Records with drawing code
** START **
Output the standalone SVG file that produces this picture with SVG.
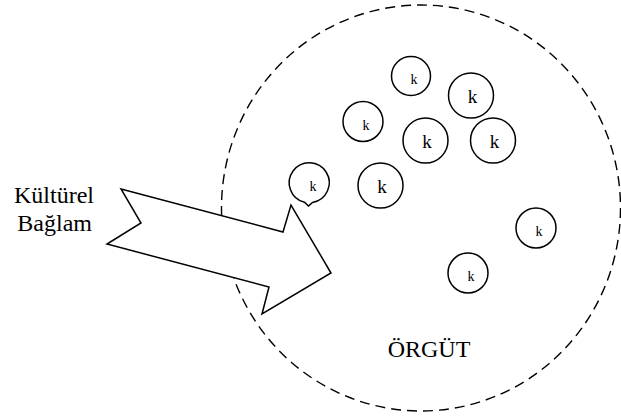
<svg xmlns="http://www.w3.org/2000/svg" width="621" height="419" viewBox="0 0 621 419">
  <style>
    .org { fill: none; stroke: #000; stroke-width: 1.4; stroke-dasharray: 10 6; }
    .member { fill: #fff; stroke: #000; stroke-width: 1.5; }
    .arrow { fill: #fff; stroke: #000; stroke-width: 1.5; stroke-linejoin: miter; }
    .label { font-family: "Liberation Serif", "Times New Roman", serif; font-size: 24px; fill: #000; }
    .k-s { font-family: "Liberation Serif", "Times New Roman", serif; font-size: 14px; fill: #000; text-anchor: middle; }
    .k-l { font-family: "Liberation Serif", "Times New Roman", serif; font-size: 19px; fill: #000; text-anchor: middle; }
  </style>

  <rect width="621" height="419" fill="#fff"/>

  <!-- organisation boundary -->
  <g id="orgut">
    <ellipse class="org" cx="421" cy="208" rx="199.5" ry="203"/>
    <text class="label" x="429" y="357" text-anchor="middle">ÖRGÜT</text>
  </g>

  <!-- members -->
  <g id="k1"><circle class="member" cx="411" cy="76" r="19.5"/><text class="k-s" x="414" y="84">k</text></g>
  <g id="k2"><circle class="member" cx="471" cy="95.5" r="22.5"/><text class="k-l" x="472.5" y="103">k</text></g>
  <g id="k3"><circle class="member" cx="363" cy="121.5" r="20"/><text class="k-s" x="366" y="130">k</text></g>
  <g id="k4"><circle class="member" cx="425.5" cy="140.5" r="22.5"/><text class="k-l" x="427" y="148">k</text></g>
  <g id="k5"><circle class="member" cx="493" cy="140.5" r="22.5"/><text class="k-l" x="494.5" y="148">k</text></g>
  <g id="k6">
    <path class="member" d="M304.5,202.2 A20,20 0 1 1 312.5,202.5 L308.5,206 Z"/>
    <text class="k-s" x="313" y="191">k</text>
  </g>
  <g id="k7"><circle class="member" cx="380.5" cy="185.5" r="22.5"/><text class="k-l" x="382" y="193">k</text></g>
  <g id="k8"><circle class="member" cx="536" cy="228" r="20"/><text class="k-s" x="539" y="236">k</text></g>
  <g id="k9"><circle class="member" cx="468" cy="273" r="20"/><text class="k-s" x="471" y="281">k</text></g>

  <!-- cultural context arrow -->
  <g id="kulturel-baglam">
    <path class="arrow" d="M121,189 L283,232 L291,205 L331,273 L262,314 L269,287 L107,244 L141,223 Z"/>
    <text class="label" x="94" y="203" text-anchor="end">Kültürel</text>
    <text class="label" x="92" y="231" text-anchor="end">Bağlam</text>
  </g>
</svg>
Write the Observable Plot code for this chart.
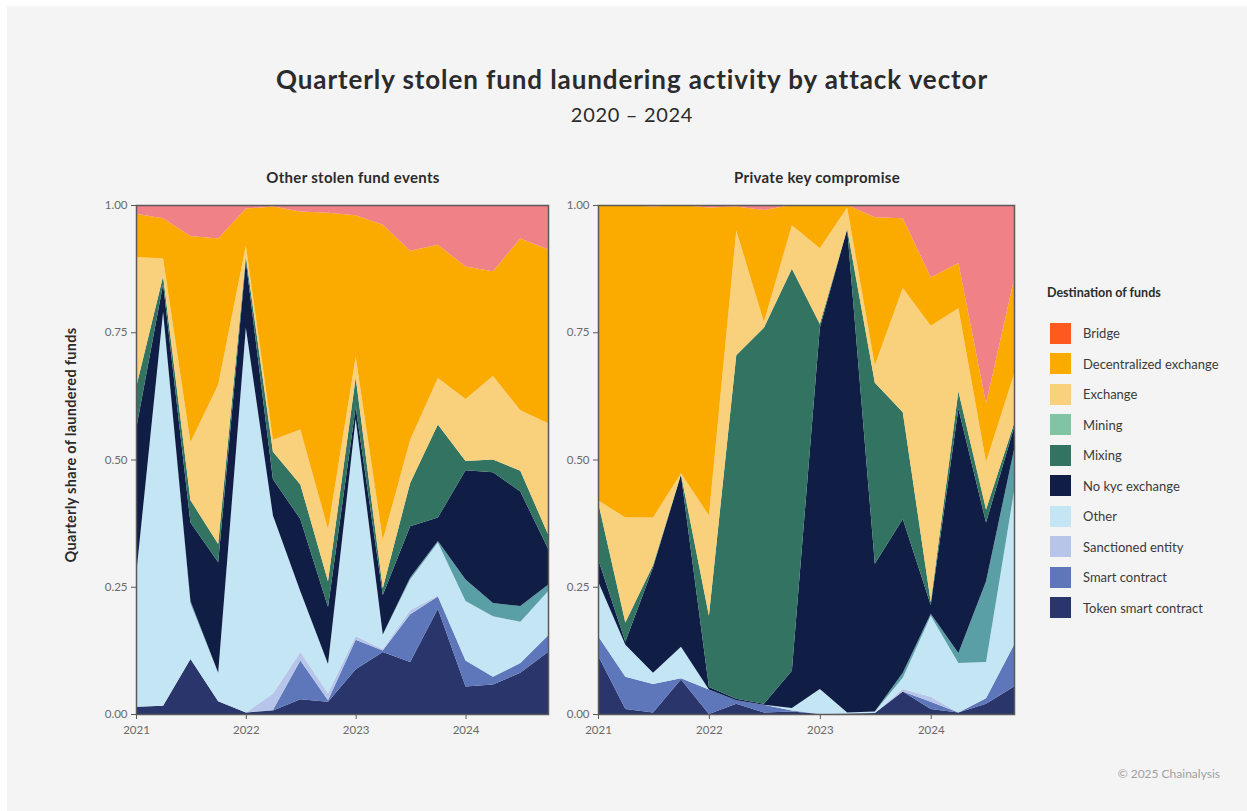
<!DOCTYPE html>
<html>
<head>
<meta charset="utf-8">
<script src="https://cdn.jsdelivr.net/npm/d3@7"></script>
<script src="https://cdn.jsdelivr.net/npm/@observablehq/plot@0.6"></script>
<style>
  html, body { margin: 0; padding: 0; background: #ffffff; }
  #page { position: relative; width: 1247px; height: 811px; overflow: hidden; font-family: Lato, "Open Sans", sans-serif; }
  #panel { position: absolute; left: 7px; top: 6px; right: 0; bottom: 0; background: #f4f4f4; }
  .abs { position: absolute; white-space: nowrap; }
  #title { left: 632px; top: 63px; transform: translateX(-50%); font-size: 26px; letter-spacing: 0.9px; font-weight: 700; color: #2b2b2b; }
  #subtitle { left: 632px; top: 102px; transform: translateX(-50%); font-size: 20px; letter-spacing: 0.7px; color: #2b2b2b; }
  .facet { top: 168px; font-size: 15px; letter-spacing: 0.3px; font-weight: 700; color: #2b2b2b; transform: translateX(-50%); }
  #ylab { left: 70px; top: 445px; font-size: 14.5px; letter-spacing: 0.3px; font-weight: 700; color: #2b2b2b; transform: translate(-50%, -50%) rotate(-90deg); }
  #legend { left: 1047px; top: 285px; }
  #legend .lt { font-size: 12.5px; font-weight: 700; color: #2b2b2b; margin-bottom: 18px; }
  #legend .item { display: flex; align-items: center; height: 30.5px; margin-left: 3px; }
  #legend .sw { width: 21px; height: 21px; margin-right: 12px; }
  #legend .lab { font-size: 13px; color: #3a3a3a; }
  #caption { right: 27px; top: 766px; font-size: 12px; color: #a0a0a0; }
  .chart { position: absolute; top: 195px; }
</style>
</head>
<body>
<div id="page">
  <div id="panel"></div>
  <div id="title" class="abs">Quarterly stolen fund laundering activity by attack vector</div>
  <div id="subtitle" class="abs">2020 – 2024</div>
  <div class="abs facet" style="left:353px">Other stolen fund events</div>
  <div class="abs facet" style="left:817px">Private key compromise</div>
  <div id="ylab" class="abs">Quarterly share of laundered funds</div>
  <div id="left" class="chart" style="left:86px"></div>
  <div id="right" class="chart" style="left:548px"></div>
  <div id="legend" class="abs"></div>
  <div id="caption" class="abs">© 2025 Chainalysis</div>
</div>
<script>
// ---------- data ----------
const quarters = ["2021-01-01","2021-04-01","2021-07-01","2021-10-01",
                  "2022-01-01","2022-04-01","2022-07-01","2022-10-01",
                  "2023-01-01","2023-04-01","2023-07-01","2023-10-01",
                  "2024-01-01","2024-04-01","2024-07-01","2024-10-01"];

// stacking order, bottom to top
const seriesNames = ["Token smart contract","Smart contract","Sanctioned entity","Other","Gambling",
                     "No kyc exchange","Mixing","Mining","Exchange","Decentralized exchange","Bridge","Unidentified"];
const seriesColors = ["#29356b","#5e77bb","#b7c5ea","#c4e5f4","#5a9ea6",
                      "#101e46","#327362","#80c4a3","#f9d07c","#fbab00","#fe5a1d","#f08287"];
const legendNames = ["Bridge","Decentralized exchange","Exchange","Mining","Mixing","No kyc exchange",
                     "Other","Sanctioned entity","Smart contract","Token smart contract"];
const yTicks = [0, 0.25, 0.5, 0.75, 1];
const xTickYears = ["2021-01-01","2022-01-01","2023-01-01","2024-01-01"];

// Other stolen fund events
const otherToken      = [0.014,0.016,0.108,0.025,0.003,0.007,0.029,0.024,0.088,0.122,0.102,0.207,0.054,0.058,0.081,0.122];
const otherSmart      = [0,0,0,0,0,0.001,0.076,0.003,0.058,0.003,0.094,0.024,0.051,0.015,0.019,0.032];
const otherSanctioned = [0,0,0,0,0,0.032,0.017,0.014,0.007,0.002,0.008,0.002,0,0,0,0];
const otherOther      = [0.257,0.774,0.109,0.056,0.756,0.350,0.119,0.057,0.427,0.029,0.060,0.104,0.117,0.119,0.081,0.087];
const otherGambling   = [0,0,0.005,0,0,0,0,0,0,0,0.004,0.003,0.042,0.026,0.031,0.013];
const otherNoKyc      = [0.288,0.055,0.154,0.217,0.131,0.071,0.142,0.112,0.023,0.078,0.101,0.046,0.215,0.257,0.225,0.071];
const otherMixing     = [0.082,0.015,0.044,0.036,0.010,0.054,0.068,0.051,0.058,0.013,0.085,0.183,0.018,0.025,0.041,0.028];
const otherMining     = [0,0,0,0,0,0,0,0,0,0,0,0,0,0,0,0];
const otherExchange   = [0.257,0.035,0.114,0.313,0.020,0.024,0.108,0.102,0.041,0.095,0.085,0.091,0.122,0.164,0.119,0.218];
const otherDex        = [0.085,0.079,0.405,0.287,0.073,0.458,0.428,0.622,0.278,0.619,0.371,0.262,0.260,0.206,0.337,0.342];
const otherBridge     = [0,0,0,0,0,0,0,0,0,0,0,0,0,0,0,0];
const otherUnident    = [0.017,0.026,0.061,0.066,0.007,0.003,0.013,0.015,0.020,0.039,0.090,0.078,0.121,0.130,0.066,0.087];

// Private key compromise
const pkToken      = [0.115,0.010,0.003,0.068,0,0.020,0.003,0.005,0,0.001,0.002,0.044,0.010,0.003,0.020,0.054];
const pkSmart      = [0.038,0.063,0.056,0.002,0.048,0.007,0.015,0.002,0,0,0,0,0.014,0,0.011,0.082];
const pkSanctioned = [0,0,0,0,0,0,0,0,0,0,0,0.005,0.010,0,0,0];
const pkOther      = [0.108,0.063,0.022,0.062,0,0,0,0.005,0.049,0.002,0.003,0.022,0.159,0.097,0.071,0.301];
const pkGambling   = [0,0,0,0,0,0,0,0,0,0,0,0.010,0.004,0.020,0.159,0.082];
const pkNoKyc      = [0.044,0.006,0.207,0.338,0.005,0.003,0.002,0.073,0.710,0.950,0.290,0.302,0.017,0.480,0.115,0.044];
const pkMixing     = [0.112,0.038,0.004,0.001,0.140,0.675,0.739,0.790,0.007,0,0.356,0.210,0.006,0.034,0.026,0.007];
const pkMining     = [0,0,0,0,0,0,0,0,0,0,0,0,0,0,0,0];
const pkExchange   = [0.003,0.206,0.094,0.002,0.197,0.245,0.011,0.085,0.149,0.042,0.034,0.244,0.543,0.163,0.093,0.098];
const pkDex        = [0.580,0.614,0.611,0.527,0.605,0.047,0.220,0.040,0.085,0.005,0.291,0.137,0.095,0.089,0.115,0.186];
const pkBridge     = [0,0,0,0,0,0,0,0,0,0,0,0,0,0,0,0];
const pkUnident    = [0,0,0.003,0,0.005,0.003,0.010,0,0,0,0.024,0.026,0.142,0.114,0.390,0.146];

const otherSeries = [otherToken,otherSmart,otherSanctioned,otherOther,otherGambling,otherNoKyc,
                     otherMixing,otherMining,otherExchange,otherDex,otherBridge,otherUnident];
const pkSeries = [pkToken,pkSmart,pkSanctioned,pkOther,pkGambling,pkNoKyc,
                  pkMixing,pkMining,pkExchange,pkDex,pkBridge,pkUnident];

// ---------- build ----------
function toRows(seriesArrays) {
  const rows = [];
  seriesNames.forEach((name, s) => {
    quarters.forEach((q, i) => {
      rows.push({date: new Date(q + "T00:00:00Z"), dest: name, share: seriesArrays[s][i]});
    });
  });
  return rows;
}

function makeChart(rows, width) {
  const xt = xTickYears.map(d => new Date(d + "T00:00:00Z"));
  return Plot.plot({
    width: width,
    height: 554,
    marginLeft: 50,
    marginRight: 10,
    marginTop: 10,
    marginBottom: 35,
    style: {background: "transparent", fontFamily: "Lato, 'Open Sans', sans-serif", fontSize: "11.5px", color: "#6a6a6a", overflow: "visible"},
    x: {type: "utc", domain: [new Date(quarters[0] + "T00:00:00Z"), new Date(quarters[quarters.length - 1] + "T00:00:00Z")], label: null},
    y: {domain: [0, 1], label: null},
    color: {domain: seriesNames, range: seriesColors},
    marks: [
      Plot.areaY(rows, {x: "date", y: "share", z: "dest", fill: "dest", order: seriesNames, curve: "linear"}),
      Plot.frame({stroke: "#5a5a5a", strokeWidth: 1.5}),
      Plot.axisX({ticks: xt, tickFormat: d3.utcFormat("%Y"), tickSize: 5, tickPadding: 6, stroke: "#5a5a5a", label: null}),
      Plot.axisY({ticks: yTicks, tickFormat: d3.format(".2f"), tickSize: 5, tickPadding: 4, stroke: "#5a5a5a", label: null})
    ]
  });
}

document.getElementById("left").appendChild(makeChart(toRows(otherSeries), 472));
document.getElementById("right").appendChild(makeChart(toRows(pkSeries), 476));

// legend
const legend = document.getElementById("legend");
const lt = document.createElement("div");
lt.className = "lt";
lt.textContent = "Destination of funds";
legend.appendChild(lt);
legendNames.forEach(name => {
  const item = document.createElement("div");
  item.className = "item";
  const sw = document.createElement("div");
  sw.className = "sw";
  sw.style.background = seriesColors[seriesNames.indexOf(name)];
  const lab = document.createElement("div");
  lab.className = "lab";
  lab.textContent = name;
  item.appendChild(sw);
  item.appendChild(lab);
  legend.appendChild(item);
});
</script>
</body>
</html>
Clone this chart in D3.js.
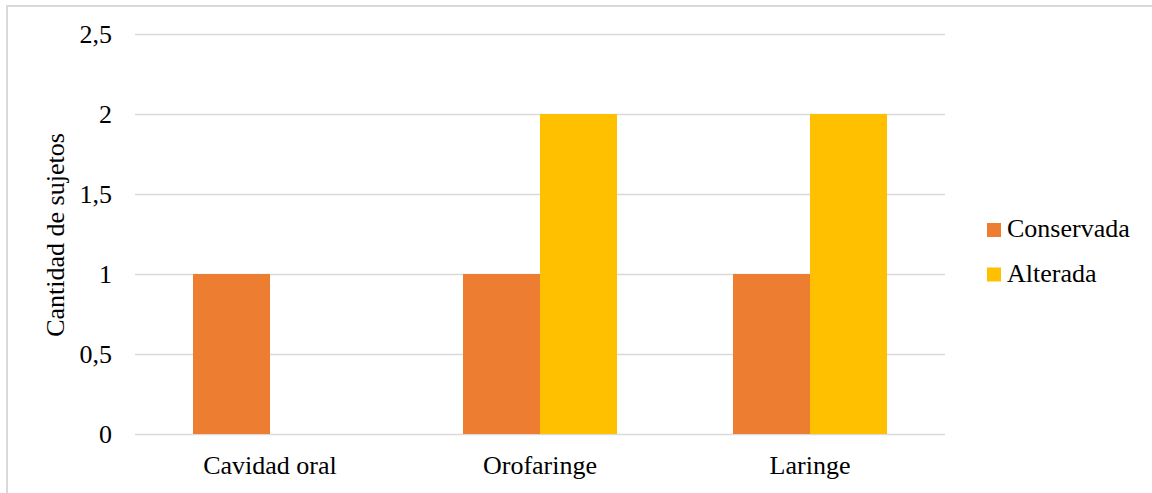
** END **
## CHALLENGE
Examine the records and pull out every line where the string "this" occurs.

## THE RESPONSE
Output the standalone SVG file that produces this picture with SVG.
Write the Observable Plot code for this chart.
Clone this chart in D3.js.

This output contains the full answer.